What is being asked:
Check every line of the data below for the string "image", and copy the ones that hold it.

Material to process:
╔══
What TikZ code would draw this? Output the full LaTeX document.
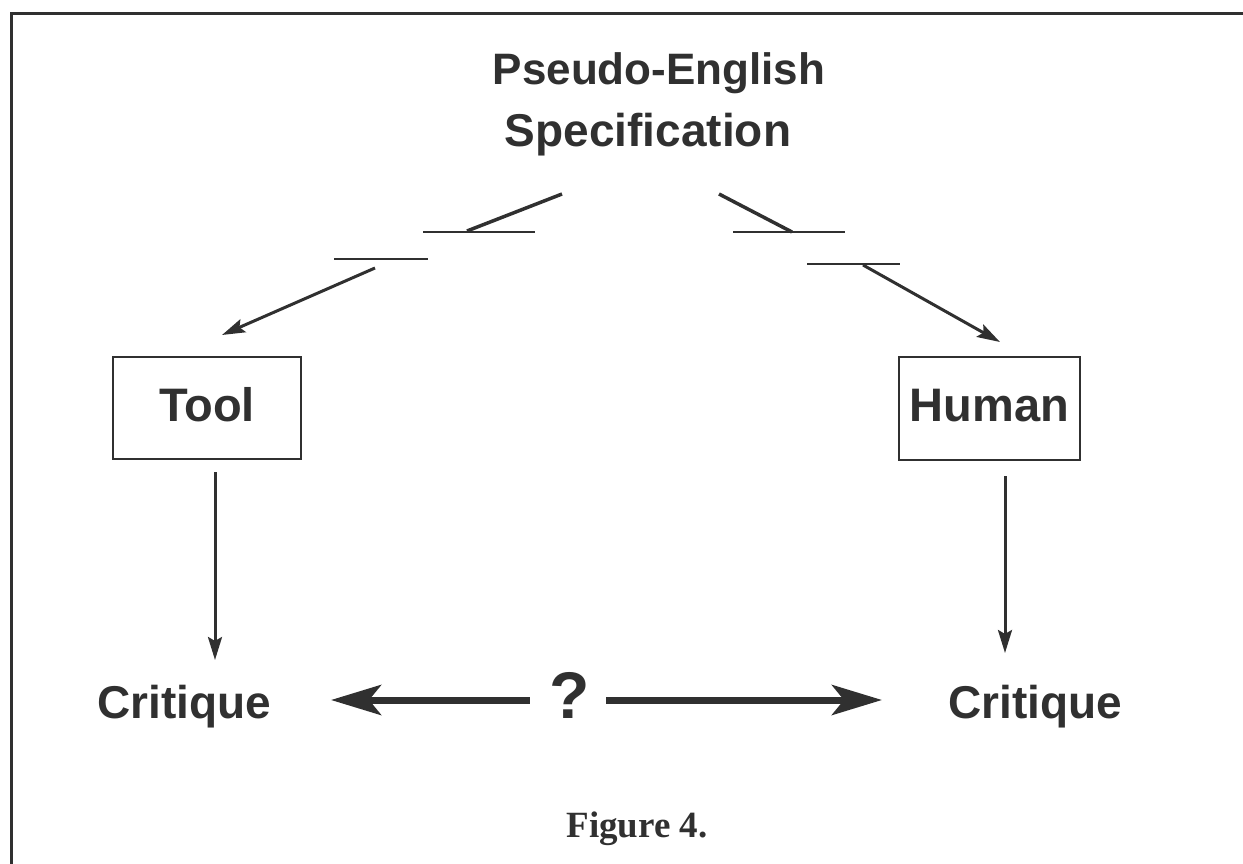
╚══
╔══
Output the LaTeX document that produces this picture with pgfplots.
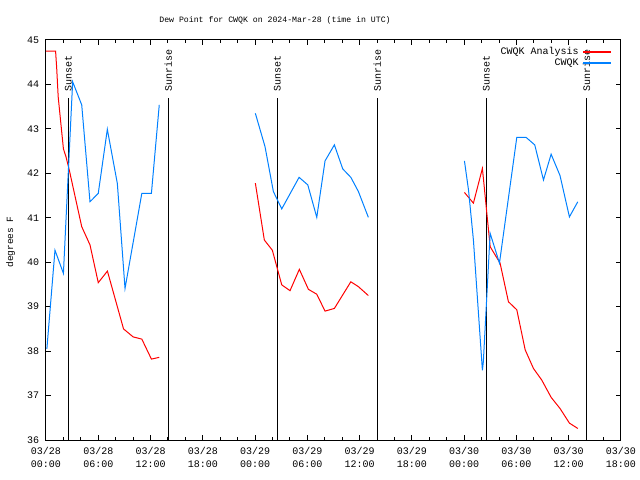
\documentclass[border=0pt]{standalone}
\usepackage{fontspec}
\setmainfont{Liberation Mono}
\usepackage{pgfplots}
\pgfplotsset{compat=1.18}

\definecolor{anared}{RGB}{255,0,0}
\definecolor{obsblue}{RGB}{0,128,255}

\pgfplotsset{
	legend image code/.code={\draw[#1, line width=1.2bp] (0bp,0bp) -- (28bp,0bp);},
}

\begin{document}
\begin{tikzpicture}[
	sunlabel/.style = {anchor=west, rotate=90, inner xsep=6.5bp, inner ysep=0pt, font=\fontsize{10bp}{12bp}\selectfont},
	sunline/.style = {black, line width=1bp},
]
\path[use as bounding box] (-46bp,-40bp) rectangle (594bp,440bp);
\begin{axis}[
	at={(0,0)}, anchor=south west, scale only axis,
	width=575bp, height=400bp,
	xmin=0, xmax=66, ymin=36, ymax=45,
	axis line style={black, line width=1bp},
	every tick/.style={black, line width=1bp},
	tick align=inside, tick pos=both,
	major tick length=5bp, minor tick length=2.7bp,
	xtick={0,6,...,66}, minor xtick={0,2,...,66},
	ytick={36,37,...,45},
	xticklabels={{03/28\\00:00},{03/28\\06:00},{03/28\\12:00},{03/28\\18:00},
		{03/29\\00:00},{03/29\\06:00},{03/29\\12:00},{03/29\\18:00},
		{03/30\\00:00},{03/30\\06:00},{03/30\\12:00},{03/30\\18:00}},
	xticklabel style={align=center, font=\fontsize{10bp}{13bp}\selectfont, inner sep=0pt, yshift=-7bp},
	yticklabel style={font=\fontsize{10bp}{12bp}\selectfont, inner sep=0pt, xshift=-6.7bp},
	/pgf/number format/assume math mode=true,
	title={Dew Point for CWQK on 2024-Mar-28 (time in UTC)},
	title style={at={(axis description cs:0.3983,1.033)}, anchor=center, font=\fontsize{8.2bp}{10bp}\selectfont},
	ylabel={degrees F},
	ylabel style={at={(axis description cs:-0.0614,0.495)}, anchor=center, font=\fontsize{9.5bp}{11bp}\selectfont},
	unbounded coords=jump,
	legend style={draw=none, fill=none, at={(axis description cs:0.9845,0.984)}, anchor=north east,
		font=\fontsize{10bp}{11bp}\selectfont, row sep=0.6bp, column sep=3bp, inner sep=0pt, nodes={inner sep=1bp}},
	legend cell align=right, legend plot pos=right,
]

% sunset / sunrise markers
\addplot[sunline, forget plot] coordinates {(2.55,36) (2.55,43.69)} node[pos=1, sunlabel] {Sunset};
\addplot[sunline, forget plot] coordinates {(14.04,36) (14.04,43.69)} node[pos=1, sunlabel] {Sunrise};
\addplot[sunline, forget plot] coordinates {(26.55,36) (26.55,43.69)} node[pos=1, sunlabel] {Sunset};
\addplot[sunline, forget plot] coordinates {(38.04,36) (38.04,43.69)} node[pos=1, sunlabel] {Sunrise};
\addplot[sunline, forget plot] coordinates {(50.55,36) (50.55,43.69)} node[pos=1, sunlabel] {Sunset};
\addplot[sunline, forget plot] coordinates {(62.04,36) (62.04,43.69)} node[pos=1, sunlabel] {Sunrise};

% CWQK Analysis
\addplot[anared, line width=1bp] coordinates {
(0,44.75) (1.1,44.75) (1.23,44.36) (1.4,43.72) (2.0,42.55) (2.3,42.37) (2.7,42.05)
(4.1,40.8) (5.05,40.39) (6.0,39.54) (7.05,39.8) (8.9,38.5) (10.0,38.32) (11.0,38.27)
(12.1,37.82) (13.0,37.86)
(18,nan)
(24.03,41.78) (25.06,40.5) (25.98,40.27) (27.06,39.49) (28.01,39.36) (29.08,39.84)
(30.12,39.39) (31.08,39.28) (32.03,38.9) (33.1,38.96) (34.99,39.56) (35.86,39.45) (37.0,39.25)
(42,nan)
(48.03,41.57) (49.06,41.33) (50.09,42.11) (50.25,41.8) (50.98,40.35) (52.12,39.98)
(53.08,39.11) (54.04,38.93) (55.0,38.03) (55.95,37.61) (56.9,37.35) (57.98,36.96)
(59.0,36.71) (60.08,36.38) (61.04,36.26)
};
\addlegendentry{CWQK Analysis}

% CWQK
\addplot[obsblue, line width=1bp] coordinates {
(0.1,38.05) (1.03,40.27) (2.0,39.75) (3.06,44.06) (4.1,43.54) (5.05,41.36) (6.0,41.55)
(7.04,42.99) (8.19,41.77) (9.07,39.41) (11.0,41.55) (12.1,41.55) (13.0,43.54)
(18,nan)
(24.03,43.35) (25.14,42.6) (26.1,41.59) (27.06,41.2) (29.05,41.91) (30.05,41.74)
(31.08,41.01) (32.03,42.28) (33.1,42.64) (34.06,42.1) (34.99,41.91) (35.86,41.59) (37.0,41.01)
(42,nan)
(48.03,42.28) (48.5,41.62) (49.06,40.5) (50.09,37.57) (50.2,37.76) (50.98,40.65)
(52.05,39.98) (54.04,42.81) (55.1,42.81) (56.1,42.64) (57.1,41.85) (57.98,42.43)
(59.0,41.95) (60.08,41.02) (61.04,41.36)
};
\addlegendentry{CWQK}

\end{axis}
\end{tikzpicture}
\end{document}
╚══
╔══
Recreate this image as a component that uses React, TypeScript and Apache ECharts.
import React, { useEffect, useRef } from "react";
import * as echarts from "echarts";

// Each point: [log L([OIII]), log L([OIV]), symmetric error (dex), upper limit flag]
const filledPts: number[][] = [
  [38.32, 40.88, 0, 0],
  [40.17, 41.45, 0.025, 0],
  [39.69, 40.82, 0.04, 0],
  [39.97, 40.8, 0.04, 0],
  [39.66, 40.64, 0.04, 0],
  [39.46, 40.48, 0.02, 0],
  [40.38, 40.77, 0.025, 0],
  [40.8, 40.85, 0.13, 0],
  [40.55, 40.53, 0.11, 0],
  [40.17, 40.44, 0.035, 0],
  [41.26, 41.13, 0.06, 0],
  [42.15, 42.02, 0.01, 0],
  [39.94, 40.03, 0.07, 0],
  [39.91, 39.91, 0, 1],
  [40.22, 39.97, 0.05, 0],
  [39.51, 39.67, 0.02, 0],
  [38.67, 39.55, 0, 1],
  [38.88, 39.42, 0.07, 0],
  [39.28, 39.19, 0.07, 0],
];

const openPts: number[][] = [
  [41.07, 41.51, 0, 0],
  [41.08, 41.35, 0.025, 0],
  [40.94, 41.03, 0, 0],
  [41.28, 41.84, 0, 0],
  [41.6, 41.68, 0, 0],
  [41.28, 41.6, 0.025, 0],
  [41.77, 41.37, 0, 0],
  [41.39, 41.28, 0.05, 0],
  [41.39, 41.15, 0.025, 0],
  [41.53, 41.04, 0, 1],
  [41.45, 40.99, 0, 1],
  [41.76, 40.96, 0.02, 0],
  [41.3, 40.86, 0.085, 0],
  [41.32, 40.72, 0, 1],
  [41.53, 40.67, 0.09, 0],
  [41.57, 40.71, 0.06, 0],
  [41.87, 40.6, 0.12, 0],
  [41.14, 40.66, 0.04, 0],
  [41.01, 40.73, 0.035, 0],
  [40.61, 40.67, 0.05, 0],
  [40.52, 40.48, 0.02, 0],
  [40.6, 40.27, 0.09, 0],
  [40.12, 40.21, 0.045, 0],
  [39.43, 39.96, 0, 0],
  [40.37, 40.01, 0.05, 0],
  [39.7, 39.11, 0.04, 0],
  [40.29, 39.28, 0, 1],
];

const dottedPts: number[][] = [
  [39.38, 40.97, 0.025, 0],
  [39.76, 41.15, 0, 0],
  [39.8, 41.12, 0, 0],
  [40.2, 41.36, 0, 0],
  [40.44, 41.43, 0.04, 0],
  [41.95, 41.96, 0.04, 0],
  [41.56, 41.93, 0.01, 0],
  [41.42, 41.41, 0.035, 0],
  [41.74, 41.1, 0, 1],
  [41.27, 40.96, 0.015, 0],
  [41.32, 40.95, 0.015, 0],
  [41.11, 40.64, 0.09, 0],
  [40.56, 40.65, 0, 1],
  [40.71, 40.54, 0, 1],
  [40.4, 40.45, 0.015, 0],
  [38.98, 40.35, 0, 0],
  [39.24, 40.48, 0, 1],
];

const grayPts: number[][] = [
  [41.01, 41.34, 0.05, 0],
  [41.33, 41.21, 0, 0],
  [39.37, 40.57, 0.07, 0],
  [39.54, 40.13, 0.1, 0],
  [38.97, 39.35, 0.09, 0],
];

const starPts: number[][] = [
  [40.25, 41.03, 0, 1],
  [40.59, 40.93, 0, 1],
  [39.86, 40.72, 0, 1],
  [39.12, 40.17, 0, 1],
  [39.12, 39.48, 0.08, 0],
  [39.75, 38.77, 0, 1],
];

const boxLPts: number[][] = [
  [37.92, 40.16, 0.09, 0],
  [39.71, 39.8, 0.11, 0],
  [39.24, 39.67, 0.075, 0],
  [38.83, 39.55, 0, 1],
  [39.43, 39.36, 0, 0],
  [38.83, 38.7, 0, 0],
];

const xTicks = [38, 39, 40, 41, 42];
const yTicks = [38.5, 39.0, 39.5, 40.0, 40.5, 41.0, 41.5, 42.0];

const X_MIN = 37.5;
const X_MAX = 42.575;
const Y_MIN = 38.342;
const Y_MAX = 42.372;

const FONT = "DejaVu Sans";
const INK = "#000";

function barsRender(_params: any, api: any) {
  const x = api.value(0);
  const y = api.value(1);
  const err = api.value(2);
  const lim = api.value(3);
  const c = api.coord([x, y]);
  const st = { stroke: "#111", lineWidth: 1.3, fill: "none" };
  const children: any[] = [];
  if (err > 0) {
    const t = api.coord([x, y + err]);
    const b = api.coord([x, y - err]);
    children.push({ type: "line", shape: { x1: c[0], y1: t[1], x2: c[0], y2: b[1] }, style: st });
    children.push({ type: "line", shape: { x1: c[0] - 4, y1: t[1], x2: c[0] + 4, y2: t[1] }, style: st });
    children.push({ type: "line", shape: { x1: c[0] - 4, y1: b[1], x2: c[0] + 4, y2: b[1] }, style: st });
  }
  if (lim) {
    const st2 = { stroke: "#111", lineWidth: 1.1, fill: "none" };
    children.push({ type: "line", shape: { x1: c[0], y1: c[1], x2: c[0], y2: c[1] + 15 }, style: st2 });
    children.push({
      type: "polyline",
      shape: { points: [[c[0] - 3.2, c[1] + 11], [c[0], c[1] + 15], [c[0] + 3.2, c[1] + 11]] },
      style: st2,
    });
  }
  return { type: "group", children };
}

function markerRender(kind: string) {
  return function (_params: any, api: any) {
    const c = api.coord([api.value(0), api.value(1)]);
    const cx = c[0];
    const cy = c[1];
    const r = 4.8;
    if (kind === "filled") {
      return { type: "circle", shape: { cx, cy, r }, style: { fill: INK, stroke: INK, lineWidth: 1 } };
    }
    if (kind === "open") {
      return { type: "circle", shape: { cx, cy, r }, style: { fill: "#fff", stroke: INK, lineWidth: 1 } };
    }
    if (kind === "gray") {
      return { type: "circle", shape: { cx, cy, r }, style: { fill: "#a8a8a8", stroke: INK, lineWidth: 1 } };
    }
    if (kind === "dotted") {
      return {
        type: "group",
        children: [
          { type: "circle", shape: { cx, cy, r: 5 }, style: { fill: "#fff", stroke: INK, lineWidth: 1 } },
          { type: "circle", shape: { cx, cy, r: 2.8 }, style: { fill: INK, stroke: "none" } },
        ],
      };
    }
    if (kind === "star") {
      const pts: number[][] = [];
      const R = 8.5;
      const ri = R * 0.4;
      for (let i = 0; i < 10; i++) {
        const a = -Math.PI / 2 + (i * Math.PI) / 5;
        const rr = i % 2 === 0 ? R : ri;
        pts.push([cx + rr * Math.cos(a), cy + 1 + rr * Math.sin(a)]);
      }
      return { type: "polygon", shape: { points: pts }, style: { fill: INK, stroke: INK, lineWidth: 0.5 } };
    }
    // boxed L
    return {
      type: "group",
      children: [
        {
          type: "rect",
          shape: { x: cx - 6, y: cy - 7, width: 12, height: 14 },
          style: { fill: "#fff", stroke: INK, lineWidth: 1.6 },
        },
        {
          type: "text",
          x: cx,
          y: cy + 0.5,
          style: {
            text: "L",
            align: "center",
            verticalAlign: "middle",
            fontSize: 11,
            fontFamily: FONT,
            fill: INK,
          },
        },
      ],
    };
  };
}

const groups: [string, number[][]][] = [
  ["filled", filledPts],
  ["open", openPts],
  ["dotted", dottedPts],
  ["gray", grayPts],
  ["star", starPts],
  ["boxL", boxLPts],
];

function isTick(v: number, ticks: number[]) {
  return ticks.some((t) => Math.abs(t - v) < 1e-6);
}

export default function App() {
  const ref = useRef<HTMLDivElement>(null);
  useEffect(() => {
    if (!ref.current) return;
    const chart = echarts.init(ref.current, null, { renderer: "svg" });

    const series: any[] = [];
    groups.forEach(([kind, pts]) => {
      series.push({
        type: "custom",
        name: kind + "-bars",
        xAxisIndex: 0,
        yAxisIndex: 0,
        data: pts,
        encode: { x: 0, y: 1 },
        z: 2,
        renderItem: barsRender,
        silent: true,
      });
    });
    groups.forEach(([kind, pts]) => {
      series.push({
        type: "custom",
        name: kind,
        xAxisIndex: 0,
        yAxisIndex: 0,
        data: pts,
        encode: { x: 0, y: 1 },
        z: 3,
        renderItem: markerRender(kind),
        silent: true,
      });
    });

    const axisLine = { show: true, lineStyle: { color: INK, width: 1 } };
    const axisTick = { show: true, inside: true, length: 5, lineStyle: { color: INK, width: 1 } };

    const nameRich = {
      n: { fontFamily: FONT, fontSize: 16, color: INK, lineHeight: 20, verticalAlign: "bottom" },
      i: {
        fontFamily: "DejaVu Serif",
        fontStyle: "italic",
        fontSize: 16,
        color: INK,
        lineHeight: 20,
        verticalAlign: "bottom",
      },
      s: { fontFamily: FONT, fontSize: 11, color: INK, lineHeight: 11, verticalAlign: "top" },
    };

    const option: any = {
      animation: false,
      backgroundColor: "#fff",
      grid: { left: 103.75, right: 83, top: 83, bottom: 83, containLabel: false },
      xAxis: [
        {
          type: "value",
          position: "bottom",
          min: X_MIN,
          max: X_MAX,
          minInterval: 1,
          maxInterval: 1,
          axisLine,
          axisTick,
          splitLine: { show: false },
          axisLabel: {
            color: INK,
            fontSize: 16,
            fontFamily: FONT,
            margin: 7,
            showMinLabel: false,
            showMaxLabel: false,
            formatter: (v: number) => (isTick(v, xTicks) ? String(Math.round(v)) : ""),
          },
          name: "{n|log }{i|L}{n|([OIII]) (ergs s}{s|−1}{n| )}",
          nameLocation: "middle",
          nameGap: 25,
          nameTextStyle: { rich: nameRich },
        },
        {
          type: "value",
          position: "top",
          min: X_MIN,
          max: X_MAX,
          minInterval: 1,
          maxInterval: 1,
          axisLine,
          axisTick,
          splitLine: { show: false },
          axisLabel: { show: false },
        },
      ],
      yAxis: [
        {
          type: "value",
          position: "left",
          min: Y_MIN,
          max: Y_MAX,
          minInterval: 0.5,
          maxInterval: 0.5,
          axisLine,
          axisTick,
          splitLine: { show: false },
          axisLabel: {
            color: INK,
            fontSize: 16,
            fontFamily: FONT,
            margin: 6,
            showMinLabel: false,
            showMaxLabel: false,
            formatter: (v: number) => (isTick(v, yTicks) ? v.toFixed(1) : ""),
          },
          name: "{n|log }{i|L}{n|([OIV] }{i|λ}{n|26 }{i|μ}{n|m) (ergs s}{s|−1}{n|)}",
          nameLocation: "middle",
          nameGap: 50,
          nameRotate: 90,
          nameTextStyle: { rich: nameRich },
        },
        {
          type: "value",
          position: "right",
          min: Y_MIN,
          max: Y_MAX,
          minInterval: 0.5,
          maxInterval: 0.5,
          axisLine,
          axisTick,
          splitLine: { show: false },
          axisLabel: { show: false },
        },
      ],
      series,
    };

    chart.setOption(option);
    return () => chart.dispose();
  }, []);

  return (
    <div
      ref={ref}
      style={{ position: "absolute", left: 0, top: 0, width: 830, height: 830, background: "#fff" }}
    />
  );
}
╚══
Answer to this problem:
	legend image code/.code={\draw[#1, line width=1.2bp] (0bp,0bp) -- (28bp,0bp);},
Recreate this image as a component that uses React, TypeScript and Apache ECharts.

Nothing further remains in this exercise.